©2019 by Han Talbot.

  • Han Talbot

How to maintain a strong personal brand.

There have been a few recent changes here on Han Meets World and with it, I thought I would share with you a couple of key points that may not only help you, but also serve as a good little reminder for me. From experience, running your own site alongside a day job can be tricky at times and the line between personal brand and personal project can become blurred.

While it may seem simple enough to see the actions that need to be taken for someone else' brand, the line does not seem quite as transparent when dealing with your own. So, in line with the relaunch of the Han Meets World website, here are a couple of tips for maintaining a strong personal brand:

1. Marketing as a friend, operating like a brand. It's not personal, it's just business.

This point sort of comes in two parts:

A. I learned this one from experience. The great thing about blogging - and the whole reason influencer marketing took off - is that it creates an authentic relationship (most of the time) between brands and consumers. Despite our extensively-developed marketing options, nothing will ever quite beat word-of-mouth from a real human. 

However, the difference between being a friend and a blogger/influencer is that you have to find a professional line. It is all very well to take a stance, provide critical feedback and make witty comments about your weekend routine of binge-watching Netflix and eating chocolate. 

If you are serious about taking your personal brand further however, it is important to remember that you are representing something for your audience. An ideal, a goal, a way of being. Brand socials and sites are there for providing value for others. Complaining about a 'friend', a brand or something else, does not serve you other than as a cathartic reliever for a whole five seconds. If you wish to voice your opinions online, I highly recommend creating a private or personal account. 

B. Social media and apps are, first and foremost, a business. And as such, they must operate as so, conducting things like updates and checks in compliance with laws and customer feedback.

Particularly at the beginning of the year, it was not abnormal to scroll through the ol' Twitter and Insta feeds and see at least 10+ users complaining about the lack of likes and followers and "how unfair" the algorithm was. Let me just clear something up: it's not personal! It's really just business.

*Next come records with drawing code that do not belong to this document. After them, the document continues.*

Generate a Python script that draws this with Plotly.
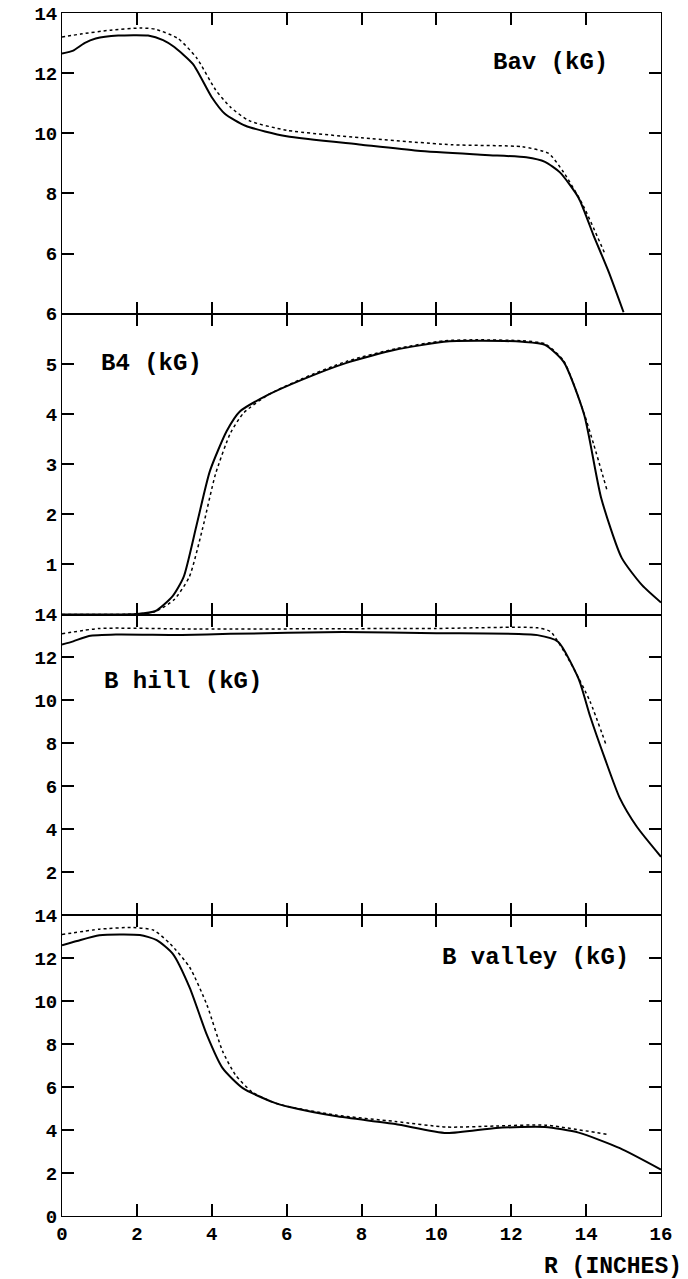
import plotly.graph_objects as go
from plotly.subplots import make_subplots

# ---- Panel 1: Bav (kG)
bav_solid_r = [0, 0.3, 0.6, 0.9, 1.5, 2.3, 2.7, 3.0, 3.5, 4.0, 4.35, 4.9, 6.0, 8.0, 9.5, 11.3, 12.4, 12.9, 13.3, 13.8, 14.2, 14.6, 15.0]
bav_solid_v = [12.65, 12.75, 13.0, 13.15, 13.25, 13.25, 13.1, 12.87, 12.3, 11.2, 10.65, 10.25, 9.9, 9.62, 9.42, 9.28, 9.2, 9.05, 8.7, 7.85, 6.6, 5.4, 4.05]
bav_dot_r = [0, 0.5, 1.3, 2.1, 2.5, 3.1, 3.6, 4.1, 4.5, 5.0, 6.0, 8.0, 10.4, 12.3, 13.0, 13.4, 13.9, 14.5]
bav_dot_v = [13.2, 13.3, 13.43, 13.5, 13.46, 13.15, 12.5, 11.45, 10.87, 10.42, 10.1, 9.85, 9.62, 9.55, 9.33, 8.7, 7.65, 6.0]

# ---- Panel 2: B4 (kG)
b4_solid_r = [0, 1.0, 2.0, 2.5, 2.95, 3.25, 3.6, 3.95, 4.4, 4.75, 5.5, 6.4, 7.6, 8.9, 10.2, 11.1, 12.3, 12.9, 13.4, 13.95, 14.4, 14.95, 15.5, 16.0]
b4_solid_v = [0, 0, 0.01, 0.07, 0.36, 0.75, 1.8, 2.86, 3.66, 4.05, 4.38, 4.68, 5.02, 5.28, 5.44, 5.46, 5.44, 5.38, 5.04, 3.98, 2.33, 1.13, 0.58, 0.24]
b4_dot_r = [0, 2.0, 2.5, 3.0, 3.4, 3.75, 4.1, 4.5, 4.85, 5.5, 6.4, 7.6, 8.9, 10.2, 11.1, 12.3, 12.9, 13.4, 13.95, 14.2, 14.55]
b4_dot_v = [0, 0.01, 0.06, 0.3, 0.75, 1.7, 2.8, 3.62, 4.02, 4.38, 4.7, 5.05, 5.3, 5.46, 5.48, 5.46, 5.4, 5.06, 4.0, 3.4, 2.5]

# ---- Panel 3: B hill (kG)
bhill_solid_r = [0, 0.3, 0.72, 1.44, 3.2, 4.5, 7.5, 10.0, 12.7, 13.25, 13.8, 14.1, 14.5, 14.9, 15.35, 16.0]
bhill_solid_v = [12.6, 12.75, 13.0, 13.07, 13.05, 13.1, 13.18, 13.13, 13.04, 12.73, 11.0, 9.3, 7.3, 5.45, 4.13, 2.72]
bhill_dot_r = [0, 1.0, 3.65, 7.5, 10.0, 12.7, 13.05, 13.6, 14.1, 14.55]
bhill_dot_v = [13.1, 13.35, 13.32, 13.34, 13.35, 13.38, 13.2, 11.7, 9.97, 7.85]

# ---- Panel 4: B valley (kG)
bval_solid_r = [0, 0.4, 1.0, 2.08, 2.53, 2.96, 3.41, 3.87, 4.29, 4.83, 5.63, 6.08, 7.3, 8.9, 10.27, 11.6, 12.9, 13.8, 14.9, 16.0]
bval_solid_v = [12.6, 12.8, 13.07, 13.08, 12.84, 12.2, 10.63, 8.43, 6.88, 5.95, 5.3, 5.07, 4.65, 4.28, 3.86, 4.1, 4.14, 3.88, 3.16, 2.16]
bval_dot_r = [0, 1.0, 1.9, 2.45, 2.9, 3.41, 3.87, 4.29, 4.64, 5.08, 5.63, 6.08, 7.3, 8.9, 10.27, 11.6, 12.9, 14.55]
bval_dot_v = [13.1, 13.35, 13.43, 13.3, 12.65, 11.58, 9.83, 7.67, 6.55, 5.77, 5.3, 5.08, 4.7, 4.4, 4.14, 4.19, 4.23, 3.8]

x_ticks = [0, 2, 4, 6, 8, 10, 12, 14, 16]
panel_labels = ["Bav (kG)", "B4 (kG)", "B hill (kG)", "B valley (kG)"]
x_title = "R (INCHES)"

panels = [
    (bav_solid_r, bav_solid_v, bav_dot_r, bav_dot_v, [4, 14], [6, 8, 10, 12, 14]),
    (b4_solid_r, b4_solid_v, b4_dot_r, b4_dot_v, [0, 6], [1, 2, 3, 4, 5, 6]),
    (bhill_solid_r, bhill_solid_v, bhill_dot_r, bhill_dot_v, [0, 14], [2, 4, 6, 8, 10, 12, 14]),
    (bval_solid_r, bval_solid_v, bval_dot_r, bval_dot_v, [0, 14], [0, 2, 4, 6, 8, 10, 12, 14]),
]

fig = make_subplots(rows=4, cols=1, shared_xaxes=True, vertical_spacing=0)

INK = "black"
FONT = "Liberation Mono"

for i, (sr, sv, dr, dv, yr, yt) in enumerate(panels, start=1):
    fig.add_trace(go.Scatter(x=sr, y=sv, mode="lines",
                             line=dict(color=INK, width=2, shape="spline", smoothing=0.6),
                             showlegend=False, hoverinfo="skip"), row=i, col=1)
    fig.add_trace(go.Scatter(x=dr, y=dv, mode="lines",
                             line=dict(color=INK, width=1.5, dash="dot", shape="spline", smoothing=0.6),
                             showlegend=False, hoverinfo="skip"), row=i, col=1)
    fig.update_yaxes(range=yr, tickvals=yt, ticktext=["<b>%d</b>" % v for v in yt], row=i, col=1)

fig.update_xaxes(range=[0, 16], tickvals=x_ticks, ticktext=["<b>%d</b>" % v for v in x_ticks],
                 ticks="inside", ticklen=12, tickwidth=2,
                 tickcolor=INK, showline=True, linewidth=1, linecolor=INK, mirror="ticks",
                 showgrid=False, zeroline=False,
                 tickfont=dict(family=FONT, size=19, color=INK))
fig.update_yaxes(ticks="inside", ticklen=12, tickwidth=2, tickcolor=INK, showline=True,
                 linewidth=1, linecolor=INK, mirror="ticks", showgrid=False, zeroline=False,
                 tickfont=dict(family=FONT, size=19, color=INK))

ann_pos = [(0.815, 0.959), (0.149, 0.709), (0.202, 0.444), (0.791, 0.215)]
for txt, (ax, ay) in zip(panel_labels, ann_pos):
    fig.add_annotation(text="<b>%s</b>" % txt, x=ax, y=ay, xref="paper", yref="paper",
                       showarrow=False, xanchor="center", yanchor="middle",
                       font=dict(family=FONT, size=24, color=INK))
fig.add_annotation(text="<b>%s</b>" % x_title, x=0.92, y=-0.042, xref="paper", yref="paper",
                   showarrow=False, xanchor="center", yanchor="middle",
                   font=dict(family=FONT, size=23, color=INK))

fig.update_layout(template="none", width=688, height=1279, margin=dict(l=62, r=27, t=13, b=63),
                  plot_bgcolor="white", paper_bgcolor="white", showlegend=False)

fig.write_html("out.html")
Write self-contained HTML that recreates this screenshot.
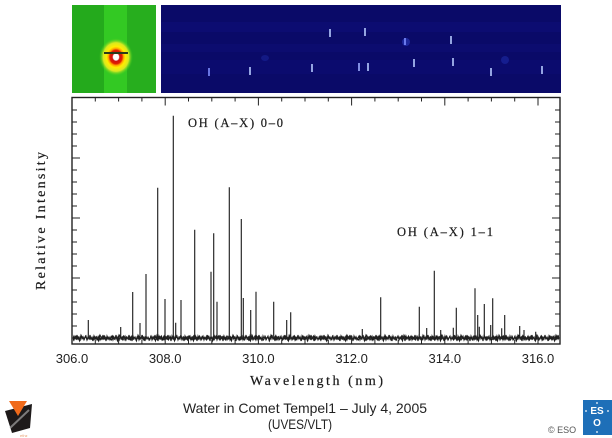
<!DOCTYPE html>
<html><head><meta charset="utf-8"><style>
html,body{margin:0;padding:0;background:#fff;}
svg{display:block;}
</style></head><body>
<svg width="612" height="438" viewBox="0 0 612 438" xmlns="http://www.w3.org/2000/svg">
<defs>
<radialGradient id="glow" cx="0.5" cy="0.5" r="0.5">
<stop offset="0" stop-color="#ffffff"/>
<stop offset="0.16" stop-color="#ffffff"/>
<stop offset="0.22" stop-color="#d01010"/>
<stop offset="0.36" stop-color="#e02000"/>
<stop offset="0.44" stop-color="#ffa000"/>
<stop offset="0.55" stop-color="#ffee00"/>
<stop offset="0.75" stop-color="#d8e820"/>
<stop offset="1" stop-color="#34cc22" stop-opacity="0"/>
</radialGradient>
<pattern id="nA" patternUnits="userSpaceOnUse" x="72" y="332" width="13" height="12">
<polyline points="0,6 1,4 2,8 3,5 4,7 5,3 6,7 7,5 8,9 9,4 10,7 11,5 12,8 13,6" fill="none" stroke="#111" stroke-width="1"/>
</pattern>
<pattern id="nB" patternUnits="userSpaceOnUse" x="72" y="332" width="19" height="12">
<polyline points="0,6 1.5,8 3,4 4.5,7 6,5 7.5,9 9,3 10.5,6 12,7 13.5,4 15,8 16.5,5 18,7 19,6" fill="none" stroke="#1a1a1a" stroke-width="1"/>
</pattern>
<pattern id="nC" patternUnits="userSpaceOnUse" x="72" y="332" width="7" height="12">
<polyline points="0,6 1,7.5 2,5 3,6.5 4,4.5 5,7 6,5.5 7,6" fill="none" stroke="#222" stroke-width="0.9"/>
</pattern>
</defs>

<!-- green image -->
<rect x="72" y="5" width="84" height="88" fill="#24aa1c"/>
<rect x="104" y="5" width="23" height="88" fill="#33c923"/>
<rect x="127" y="5" width="29" height="88" fill="#27ae1e"/>
<ellipse cx="116" cy="57" rx="17" ry="19" fill="url(#glow)"/>
<line x1="104" y1="53" x2="128" y2="53" stroke="#2a3a1a" stroke-width="2"/>
<circle cx="116" cy="57" r="2.6" fill="#fff"/>

<!-- blue image -->
<rect x="161" y="5" width="400" height="88" fill="#0a0a68"/>
<rect x="161" y="22" width="400" height="10" fill="#12128a" opacity="0.25"/>
<rect x="161" y="44" width="400" height="8" fill="#12128a" opacity="0.2"/>
<rect x="161" y="60" width="400" height="14" fill="#10107e" opacity="0.3"/>
<ellipse cx="406" cy="42" rx="4" ry="4" fill="#2a3ac0" opacity="0.6"/>
<ellipse cx="505" cy="60" rx="4" ry="4" fill="#2030b0" opacity="0.5"/>
<ellipse cx="265" cy="58" rx="4" ry="3" fill="#2030b0" opacity="0.4"/>
<g stroke="#b8ccff" stroke-width="1.6">
<line x1="330" y1="29" x2="330" y2="37"/>
<line x1="365" y1="28" x2="365" y2="36"/>
<line x1="405" y1="38" x2="405" y2="45" stroke="#7f8fff"/>
<line x1="451" y1="36" x2="451" y2="44"/>
<line x1="209" y1="68" x2="209" y2="76" stroke="#8090ff"/>
<line x1="250" y1="67" x2="250" y2="75"/>
<line x1="312" y1="64" x2="312" y2="72"/>
<line x1="359" y1="63" x2="359" y2="71" stroke="#9fb0ff"/>
<line x1="368" y1="63" x2="368" y2="71"/>
<line x1="414" y1="59" x2="414" y2="67"/>
<line x1="453" y1="58" x2="453" y2="66"/>
<line x1="491" y1="68" x2="491" y2="76"/>
<line x1="542" y1="66" x2="542" y2="74"/>
</g>

<!-- noise baseline -->
<rect x="73" y="332" width="486" height="11" fill="url(#nA)"/>
<rect x="73" y="332" width="486" height="11" fill="url(#nB)"/>
<rect x="73" y="332" width="486" height="11" fill="url(#nC)"/>

<!-- spectral lines -->
<g stroke="#222" stroke-width="1.15" fill="none">
<path d="M88.3 338V320 M120.7 338V327 M132.7 338V292 M140 338V323 M146 338V274 M157.7 338V187.7 M165 338V299 M173.3 338V115.7 M175.7 338V322.7 M181 338V300 M194.7 338V229.7 M211 338V271.7 M213.7 338V233.3 M217 338V301.7 M229.3 338V187.3 M241.3 338V219 M243.3 338V298 M250.7 338V310 M256 338V291.7 M273.7 338V301.7 M286.7 338V320 M290.7 338V312.3"/>
<path d="M362.3 338V329 M380.7 338V297.3 M419.3 338V306.7 M426.7 338V328 M434.3 338V270.7 M440.7 338V330 M453.3 338V327.7 M456.3 338V307.7 M475 338V288.3 M477.7 338V315 M479.3 338V326.7 M484.3 338V304 M490.7 338V325 M492.7 338V298.3 M501.7 338V328.3 M504.7 338V315 M519.7 338V326 M524 338V330 M535.7 338V331.7"/>
</g>

<!-- frame -->
<rect x="72" y="97.5" width="488" height="246.5" fill="none" stroke="#222" stroke-width="1.4"/>
<g stroke="#222" stroke-width="1">
<path d="M95.3 97.5v4 M118.6 97.5v4 M141.9 97.5v4 M165.2 97.5v8 M188.5 97.5v4 M211.8 97.5v4 M235.1 97.5v4 M258.4 97.5v8 M281.7 97.5v4 M305 97.5v4 M328.3 97.5v4 M351.6 97.5v8 M374.9 97.5v4 M398.2 97.5v4 M421.5 97.5v4 M444.8 97.5v8 M468.1 97.5v4 M491.4 97.5v4 M514.7 97.5v4 M538 97.5v8"/>
<path d="M95.3 344v-4 M118.6 344v-4 M141.9 344v-4 M165.2 344v-8 M188.5 344v-4 M211.8 344v-4 M235.1 344v-4 M258.4 344v-8 M281.7 344v-4 M305 344v-4 M328.3 344v-4 M351.6 344v-8 M374.9 344v-4 M398.2 344v-4 M421.5 344v-4 M444.8 344v-8 M468.1 344v-4 M491.4 344v-4 M514.7 344v-4 M538 344v-8"/>
<path d="M72 110h5 M72 122h5 M72 134h5 M72 146h5 M72 158h8 M72 170h5 M72 182h5 M72 194h5 M72 206h5 M72 218h8 M72 230h5 M72 242h5 M72 254h5 M72 266h5 M72 278h8 M72 290h5 M72 302h5 M72 314h5 M72 326h5 M72 338h8"/>
<path d="M560 110h-5 M560 122h-5 M560 134h-5 M560 146h-5 M560 158h-8 M560 170h-5 M560 182h-5 M560 194h-5 M560 206h-5 M560 218h-8 M560 230h-5 M560 242h-5 M560 254h-5 M560 266h-5 M560 278h-8 M560 290h-5 M560 302h-5 M560 314h-5 M560 326h-5 M560 338h-8"/>
</g>

<!-- tick labels -->
<g font-family="Liberation Sans, sans-serif" font-size="13" fill="#222" text-anchor="middle">
<text x="72" y="363">306.0</text>
<text x="165.2" y="363">308.0</text>
<text x="258.4" y="363">310.0</text>
<text x="351.6" y="363">312.0</text>
<text x="444.8" y="363">314.0</text>
<text x="538" y="363">316.0</text>
</g>

<!-- axis titles -->
<text x="250" y="385" font-family="Liberation Serif, serif" font-size="14" fill="#1a1a1a" stroke="#1a1a1a" stroke-width="0.2" textLength="133" lengthAdjust="spacing">Wavelength (nm)</text>
<text transform="translate(45,290) rotate(-90)" x="0" y="0" font-family="Liberation Serif, serif" font-size="14" fill="#1a1a1a" stroke="#1a1a1a" stroke-width="0.2" textLength="138" lengthAdjust="spacing">Relative Intensity</text>

<!-- annotations -->
<text x="188" y="127" font-family="Liberation Serif, serif" font-size="12.5" fill="#1a1a1a" stroke="#1a1a1a" stroke-width="0.2" textLength="95" lengthAdjust="spacing">OH (A–X) 0–0</text>
<text x="397" y="236" font-family="Liberation Serif, serif" font-size="12.5" fill="#1a1a1a" stroke="#1a1a1a" stroke-width="0.2" textLength="96" lengthAdjust="spacing">OH (A–X) 1–1</text>

<!-- caption -->
<text x="183" y="413" font-family="Liberation Sans, sans-serif" font-size="14" fill="#222" textLength="244" lengthAdjust="spacingAndGlyphs">Water in Comet Tempel1 – July 4, 2005</text>
<text x="268" y="429" font-family="Liberation Sans, sans-serif" font-size="14" fill="#222" textLength="64" lengthAdjust="spacingAndGlyphs">(UVES/VLT)</text>

<!-- left logo -->
<polygon points="5,411 32,404 30,428 12,433" fill="#1e1a1a"/>
<polygon points="9,401 27,401 18,416" fill="#f06a1a"/>
<line x1="10" y1="428" x2="29" y2="410" stroke="#bbb" stroke-width="2" opacity="0.6"/>
<text x="20" y="437" font-family="Liberation Sans, sans-serif" font-size="4" fill="#e8a070">ethz</text>

<!-- ESO logo -->
<text x="548" y="433" font-family="Liberation Sans, sans-serif" font-size="9" fill="#555">© ESO</text>
<rect x="583" y="400" width="29" height="35" fill="#1e6fb8"/>
<text x="597" y="414" font-family="Liberation Sans, sans-serif" font-size="10" fill="#fff" text-anchor="middle" font-weight="bold">ES</text>
<text x="597" y="426" font-family="Liberation Sans, sans-serif" font-size="10" fill="#fff" text-anchor="middle" font-weight="bold">O</text>
<g fill="#fff">
<circle cx="597" cy="403" r="0.9"/><circle cx="597" cy="432" r="0.9"/>
<circle cx="586" cy="411" r="0.9"/><circle cx="608" cy="411" r="0.9"/>
</g>
</svg>
</body></html>
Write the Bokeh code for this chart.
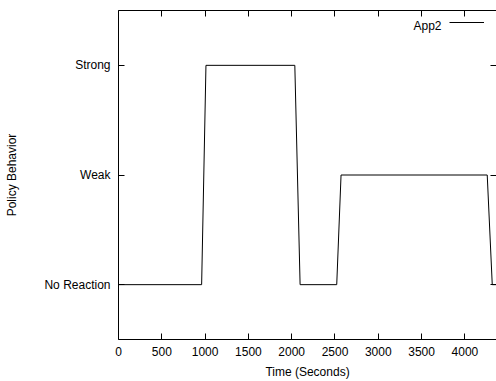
from bokeh.plotting import figure
from bokeh.models import (Range1d, FixedTicker, LinearAxis, Legend, LegendItem, Label,
                          CustomJSTickFormatter)
from bokeh.embed import file_html
from bokeh.resources import INLINE

# Data
time_s = [0, 960, 1010, 2036, 2097, 2520, 2570, 4258, 4316, 4365]
level = [0, 0, 2, 2, 0, 0, 1, 1, 0, 0]
level_names = ["No Reaction", "Weak", "Strong"]
x_ticks = [0, 500, 1000, 1500, 2000, 2500, 3000, 3500, 4000]
series_name = "App2"

FONT = "Liberation Sans"

p = figure(width=496, height=381, output_backend="svg", toolbar_location=None,
           x_range=Range1d(0, 4365), y_range=Range1d(-0.5, 2.5),
           min_border_left=118, min_border_right=0, min_border_top=10,
           min_border_bottom=41, x_axis_location=None, y_axis_location=None)
p.outline_line_color = None
p.xgrid.visible = False
p.ygrid.visible = False
p.background_fill_color = "white"
p.border_fill_color = "white"

line = p.line(time_s, level, line_color="black", line_width=1)

def style(ax, labels=True):
    ax.major_tick_in = 6
    ax.major_tick_out = 0
    ax.minor_tick_line_color = None
    ax.axis_line_color = "black"
    ax.major_tick_line_color = "black"
    ax.major_label_text_font = FONT
    ax.major_label_text_font_size = "12px"
    ax.major_label_text_color = "black"
    ax.axis_label_text_font = FONT
    ax.axis_label_text_font_size = "12px"
    ax.axis_label_text_font_style = "normal"
    ax.axis_label_text_color = "black"
    if not labels:
        ax.major_label_text_font_size = "0px"
        ax.major_label_standoff = 0

# bottom axis
xb = LinearAxis(ticker=FixedTicker(ticks=x_ticks), axis_label="Time (Seconds)")
style(xb)
xb.major_label_standoff = 7
xb.axis_label_standoff = 6
p.add_layout(xb, "below")

# top axis (mirror)
xt = LinearAxis(ticker=FixedTicker(ticks=x_ticks))
style(xt, labels=False)
xt.formatter = CustomJSTickFormatter(code="return ''")
p.add_layout(xt, "above")

# left axis
yl = LinearAxis(ticker=FixedTicker(ticks=[0, 1, 2]), axis_label="Policy Behavior")
style(yl)
yl.major_label_overrides = {i: n for i, n in enumerate(level_names)}
yl.major_label_standoff = 8
yl.axis_label_standoff = 22
p.add_layout(yl, "left")

# right axis (mirror ticks)
yr = LinearAxis(ticker=FixedTicker(ticks=[0, 1, 2]))
style(yr, labels=False)
yr.formatter = CustomJSTickFormatter(code="return ''")
yr.axis_line_color = None
p.add_layout(yr, "right")

# legend: sample line only; text placed to its left as in the reference
legend = Legend(items=[LegendItem(label=" ", renderers=[line])],
                location=(331, 311), glyph_width=35, glyph_height=12,
                label_height=12, label_standoff=0, padding=0, margin=0,
                border_line_color=None, background_fill_alpha=0,
                label_text_font_size="12px", label_text_font=FONT)
p.add_layout(legend)
p.add_layout(Label(x=323, y=307, x_units="screen", y_units="screen",
                   text=series_name, text_align="right", text_font=FONT,
                   text_font_size="12px", text_color="black"))

open("out.html", "w").write(file_html(p, INLINE))
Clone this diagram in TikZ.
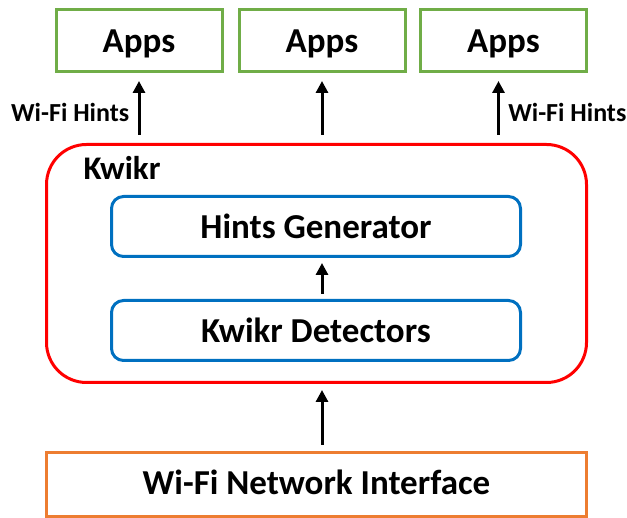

As a personal brand grows, just like any other business, you really have to keep defining the overall goal of it. Polishing it. While a blog can serve to provide some personal thoughts, we have to remember to separate ourselves from the product itself. Less likes does not equal that we are boring. Likes are an analytical tool for seeing where we can scale up the 'service' we provide to others in continually writing a blog and posting photos. Likes do not, I repeat DO NOT, equal your self-worth.

The solution? Love what you do, and the content you get to produce, but I strongly encourage you to exercise treating your blog as another point in your diary. I've previously mentioned making time in the diary for it, however content strategy is just as important a factor.

This means choosing days that work for you to post your blog posts and social media posts and sticking to them religiously. Mondays have been a blog posting day for me for a while now - which I will continue to uphold - but moving forward I will officially only be uploading Instagram posts on Wednesdays and Sundays. It can be too easy to get excited and confuse your audience. Keep it consistent and if you want to post whenever you feel like it, I again highly suggest creating personal accounts - that have no relation to your personal brand accounts.

2. Expanding your reach, developing your network.

Personal brands are businesses. Whether selling yourself or a product. It needs nourishing, it needs developing and so scaling up is key in the long term. Having a six month, one year, five year (you get the idea) plan is crucial to the personal brand growth. As is the case for any business!

This will happen by continually developing and learning new ways to make your site and content stand out. From upscaling my site, to continually finding ways to network with others, a personal brand can never stay still. From daily posting in year one to establishing a social theme by the end of year two, there are never enough ways to be the best representation of your professional values.

What is one action you could take today to make things a little easier for yourself and your personal brand today?